他气鼓鼓道:“知道自己不好,就乖乖躺在榻上不要起身。”

密札氏惶恐万分,道:“奴婢知罪,让爷担心了,往后再也不敢了。”大阿哥本没有要怪罪的意思,却把她吓得半死。忙道:“爷并不是责备你。”密札氏愈发惊慌,道:“奴婢嘴拙,惹了爷生气。”大阿哥怕自己越解释,她会越害怕,只得叹了口气,不再言语。

两人默默不说话,密札氏反倒觉得自在。只是他抱得太紧,让她很是羞赧。

没得两三日,或是舟车劳顿,或是水土不服,密札氏发了高烧,连饭都吃不下。而前头皇后病重,皇帝日日守在皇后身边,御医们也都在皇后屋里,密札氏不过是位格格,掌事御医派来个医女过来开了付方子,就不管不顾了。大阿哥很生气,但是也没得法子,如今是紧要时候,谁也不敢大肆喧闹。

直到离开行宫,坐了几日马车,上了船回京,密札氏还是昏昏沉沉,吃了药也不见好。

紧接着,皇后病薨,虽然暂未发丧,但谁也不敢言笑,所到之处都是默默无闻,一片哀恸。大阿哥挂念密札氏,好歹寻了御医上船诊脉。吃了两付药,大阿哥用冰水拧了巾帕给密札氏敷额头,夜里又守了她一夜。

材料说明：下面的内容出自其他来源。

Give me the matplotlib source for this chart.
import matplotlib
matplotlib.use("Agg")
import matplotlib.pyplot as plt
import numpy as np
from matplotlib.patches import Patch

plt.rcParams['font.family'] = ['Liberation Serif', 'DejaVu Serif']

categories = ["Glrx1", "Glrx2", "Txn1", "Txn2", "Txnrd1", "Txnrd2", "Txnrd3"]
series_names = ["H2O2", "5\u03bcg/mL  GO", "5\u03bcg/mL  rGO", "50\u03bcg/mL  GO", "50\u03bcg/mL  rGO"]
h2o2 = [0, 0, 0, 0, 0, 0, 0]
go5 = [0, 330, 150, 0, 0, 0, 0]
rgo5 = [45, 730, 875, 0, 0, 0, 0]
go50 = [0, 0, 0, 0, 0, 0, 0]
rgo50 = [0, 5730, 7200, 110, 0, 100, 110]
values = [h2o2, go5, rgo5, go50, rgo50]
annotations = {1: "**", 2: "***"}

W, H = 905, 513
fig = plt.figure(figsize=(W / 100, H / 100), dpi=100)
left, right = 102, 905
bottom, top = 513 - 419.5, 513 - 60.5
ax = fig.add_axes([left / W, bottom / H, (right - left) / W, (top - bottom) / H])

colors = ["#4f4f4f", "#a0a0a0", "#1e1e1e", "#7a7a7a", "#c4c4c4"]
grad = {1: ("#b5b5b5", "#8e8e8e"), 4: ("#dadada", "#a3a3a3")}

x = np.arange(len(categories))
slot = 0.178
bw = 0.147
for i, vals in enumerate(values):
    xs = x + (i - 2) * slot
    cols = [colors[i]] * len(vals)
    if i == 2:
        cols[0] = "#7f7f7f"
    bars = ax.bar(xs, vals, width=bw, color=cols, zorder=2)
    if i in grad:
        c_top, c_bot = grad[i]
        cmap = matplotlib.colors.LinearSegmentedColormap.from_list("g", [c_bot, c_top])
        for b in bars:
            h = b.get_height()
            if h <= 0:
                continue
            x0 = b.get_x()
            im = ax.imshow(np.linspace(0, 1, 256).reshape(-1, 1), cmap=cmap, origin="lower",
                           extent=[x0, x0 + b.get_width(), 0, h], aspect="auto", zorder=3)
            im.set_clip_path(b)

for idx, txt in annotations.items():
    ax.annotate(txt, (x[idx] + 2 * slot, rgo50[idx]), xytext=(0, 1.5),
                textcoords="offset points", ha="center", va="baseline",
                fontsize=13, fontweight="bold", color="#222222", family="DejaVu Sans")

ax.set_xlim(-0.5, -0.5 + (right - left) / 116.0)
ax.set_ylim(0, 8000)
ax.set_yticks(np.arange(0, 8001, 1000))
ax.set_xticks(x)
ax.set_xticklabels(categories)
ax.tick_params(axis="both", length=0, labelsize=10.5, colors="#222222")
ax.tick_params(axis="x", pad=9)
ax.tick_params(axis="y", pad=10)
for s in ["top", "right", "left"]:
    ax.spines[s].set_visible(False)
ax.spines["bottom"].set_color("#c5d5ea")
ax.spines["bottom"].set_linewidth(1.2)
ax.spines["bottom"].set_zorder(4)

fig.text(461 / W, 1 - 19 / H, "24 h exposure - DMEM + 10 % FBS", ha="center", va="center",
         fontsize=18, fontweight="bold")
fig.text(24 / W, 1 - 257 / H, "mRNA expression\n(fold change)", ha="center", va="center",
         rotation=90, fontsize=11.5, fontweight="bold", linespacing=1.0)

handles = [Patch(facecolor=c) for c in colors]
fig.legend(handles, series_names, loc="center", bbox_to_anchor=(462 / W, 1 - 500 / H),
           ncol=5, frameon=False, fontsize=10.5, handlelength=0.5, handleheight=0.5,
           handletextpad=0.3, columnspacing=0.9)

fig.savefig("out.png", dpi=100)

到了京城,快要下船了,密札氏才渐渐好转。她睁开眼睛,看见大阿哥坐在床榻旁的小凳几上,趴在自己身边睡着了。又看看天色,正当旭日东升。她安然的凝望着他,眼底暖暖的,一眨眼就落了泪。

从小到大,都没有人如此将她放在心上。

也不知过了多久,大阿哥醒了,看她满脸泪痕,唬得手忙脚乱,直问:“是不是哪里还疼?爷去叫御医。”密札氏拉住他的手,她第一次拉他的手,又觉得很无礼很放肆,忙松开了,道:“爷,奴婢不痛了,哪里都不痛。只是没吃饭,饿得没力气。”

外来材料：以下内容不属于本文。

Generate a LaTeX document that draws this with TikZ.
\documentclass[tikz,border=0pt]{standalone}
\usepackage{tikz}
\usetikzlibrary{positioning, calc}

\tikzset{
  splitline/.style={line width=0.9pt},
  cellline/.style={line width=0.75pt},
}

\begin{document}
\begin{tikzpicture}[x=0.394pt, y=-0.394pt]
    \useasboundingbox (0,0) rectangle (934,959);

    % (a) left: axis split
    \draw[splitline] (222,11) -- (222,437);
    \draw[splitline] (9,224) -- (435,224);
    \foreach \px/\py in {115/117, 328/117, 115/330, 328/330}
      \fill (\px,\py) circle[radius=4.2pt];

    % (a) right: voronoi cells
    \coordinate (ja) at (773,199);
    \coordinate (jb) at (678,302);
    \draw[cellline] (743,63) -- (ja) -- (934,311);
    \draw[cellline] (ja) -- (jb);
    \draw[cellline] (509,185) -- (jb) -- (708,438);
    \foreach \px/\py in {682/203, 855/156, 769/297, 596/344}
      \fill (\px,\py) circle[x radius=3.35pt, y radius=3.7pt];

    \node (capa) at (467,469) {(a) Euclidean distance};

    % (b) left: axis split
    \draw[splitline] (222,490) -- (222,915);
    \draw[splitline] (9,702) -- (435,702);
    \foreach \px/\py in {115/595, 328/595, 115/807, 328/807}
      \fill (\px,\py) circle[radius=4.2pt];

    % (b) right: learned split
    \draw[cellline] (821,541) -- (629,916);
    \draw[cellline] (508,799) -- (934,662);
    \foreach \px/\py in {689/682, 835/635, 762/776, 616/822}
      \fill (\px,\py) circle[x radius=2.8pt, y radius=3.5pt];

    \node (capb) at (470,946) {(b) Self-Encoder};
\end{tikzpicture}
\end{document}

大阿哥道:“知道饿了就好,爷叫人给你熬白粥。你病才好些,得吃两日白粥。”

密札氏挣扎着起身,垂下身子请安,道:“让爷担心了,是奴婢不好。”她这样小心翼翼,这样恭谨守礼,真像小时候的自己,叫大阿哥心疼得厉害。他顺势坐在榻上,轻轻将她揽在怀里,没头没尾道:“只要有爷一日,爷一定护你百岁无忧。”

他拍了拍她的肩,又笑道:“能下榻吗?爷带你到外头呼吸呼吸新鲜空气。”密札氏见他笑了,也很想回他一个笑容,却强忍住劝诫道:“爷,眼下是国丧,可不让笑的。”大阿哥敛住神色,额头抵着额头,碰了碰她的鼻尖,一本正经道:“爷知道了。”

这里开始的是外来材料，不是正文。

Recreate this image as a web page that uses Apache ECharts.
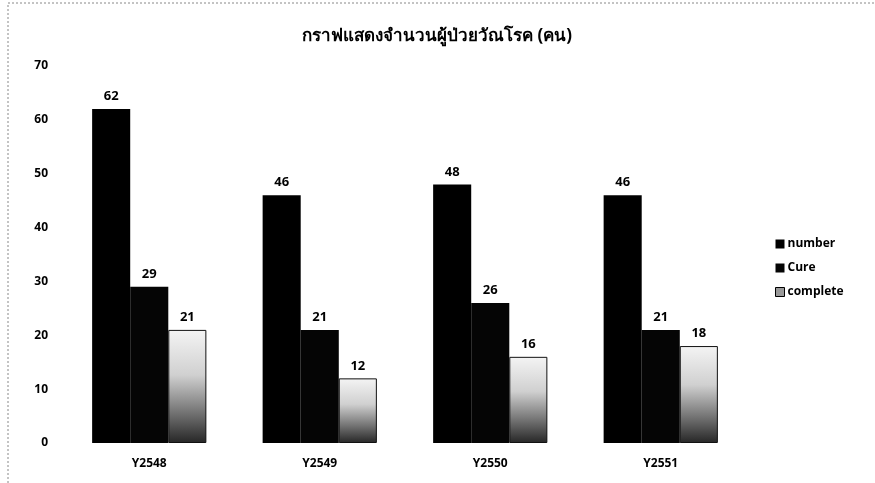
<!DOCTYPE html>
<html>
<head>
<meta charset="utf-8">
<script src="https://cdn.jsdelivr.net/npm/echarts@6/dist/echarts.min.js"></script>
<style>
  html, body { margin: 0; padding: 0; background: #fff; }
  #chart { width: 875px; height: 483px; }
</style>
</head>
<body>
<div id="chart"></div>
<script>
// Patients per year: total, cured, completed treatment
const categories = ['Y2548', 'Y2549', 'Y2550', 'Y2551'];
const numberValues = [62, 46, 48, 46];
const cureValues = [29, 21, 26, 21];
const completeValues = [21, 12, 16, 18];
const yTicks = { min: 0, max: 70, interval: 10 };

const chart = echarts.init(document.getElementById('chart'));

const labelStyle = {
  show: true,
  position: 'top',
  distance: 6,
  color: '#000',
  fontWeight: 'bold',
  fontSize: 13,
  fontFamily: 'Open Sans, sans-serif'
};

// light at the top, darkening toward the baseline
const completeFill = new echarts.graphic.LinearGradient(0, 0, 0, 1, [
  { offset: 0, color: '#f4f4f4' },
  { offset: 0.4, color: '#d0d0d0' },
  { offset: 0.75, color: '#6e6e6e' },
  { offset: 1, color: '#262626' }
]);

chart.setOption({
  animation: false,
  backgroundColor: '#fff',
  title: {
    text: 'กราฟแสดงจำนวนผู้ป่วยวัณโรค (คน)',
    left: 432,
    top: 23,
    textAlign: 'center',
    textStyle: {
      fontSize: 17,
      fontWeight: 'bold',
      color: '#000',
      fontFamily: 'Noto Sans, sans-serif'
    }
  },
  legend: {
    orient: 'vertical',
    left: 770,
    top: 233,
    itemWidth: 9,
    itemHeight: 9,
    itemGap: 12,
    icon: 'rect',
    textStyle: {
      fontSize: 12,
      color: '#000',
      fontWeight: 'bold',
      fontFamily: 'Open Sans, sans-serif',
      padding: [0, 0, 0, -2]
    },
    data: [
      { name: 'number' },
      { name: 'Cure' },
      { name: 'complete', itemStyle: { color: '#999', borderColor: '#000', borderWidth: 1 } }
    ]
  },
  grid: {
    left: 64,
    right: 129,
    top: 66,
    bottom: 40,
    containLabel: false
  },
  xAxis: {
    type: 'category',
    data: categories,
    axisLine: { show: false },
    axisTick: { show: false },
    axisLabel: {
      margin: 15,
      color: '#000',
      fontSize: 12,
      fontWeight: 'bold',
      fontFamily: 'Open Sans, sans-serif'
    }
  },
  yAxis: {
    type: 'value',
    min: yTicks.min,
    max: yTicks.max,
    interval: yTicks.interval,
    axisLine: { show: false },
    axisTick: { show: false },
    splitLine: { show: false },
    axisLabel: {
      margin: 16,
      color: '#000',
      fontSize: 12,
      fontWeight: 'bold',
      fontFamily: 'Open Sans, sans-serif'
    }
  },
  series: [
    {
      name: 'number',
      type: 'bar',
      data: numberValues,
      barGap: '0%',
      barCategoryGap: '33%',
      itemStyle: { color: '#000' },
      label: labelStyle
    },
    {
      name: 'Cure',
      type: 'bar',
      data: cureValues,
      barGap: '0%',
      barCategoryGap: '33%',
      itemStyle: { color: '#050505' },
      label: labelStyle
    },
    {
      name: 'complete',
      type: 'bar',
      data: completeValues,
      barGap: '0%',
      barCategoryGap: '33%',
      itemStyle: { color: completeFill, borderColor: '#111', borderWidth: 1 },
      label: labelStyle
    }
  ],
  graphic: [
    {
      type: 'rect',
      shape: { x: 8, y: 3, width: 880, height: 500 },
      style: { fill: 'none', stroke: '#888', lineWidth: 1, lineDash: [2, 2] },
      silent: true
    }
  ]
});
</script>
</body>
</html>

到了京城,下了船,宫里紧锣密鼓的预备大行皇后治丧事宜。大阿哥几乎天天都在外头,密札氏连哭丧的资格都没有,只能在自己院子朝东边跪拜行礼。有时白天大阿哥会回阿哥所换衣沐浴,密札氏担心他日夜受累熬不住,就自己做了些牛肉干,用荷包装着,让大阿哥带在身上,赶不上饭点的时候,也能捱一捱肚子。

忙忙碌碌直到冬天,宫里才消停了。

很快,到了年下,趁着过节晋封,皇帝下旨封纯妃为皇贵妃,有意等国丧一过,就册封纯妃为后。顿时阖宫哗然,朝野震动,奏折如雪片般飞入养心殿,时有臣子跪在东华门抗议。而太后,从皇帝下旨那日始,就拒绝用膳,以绝食相逼。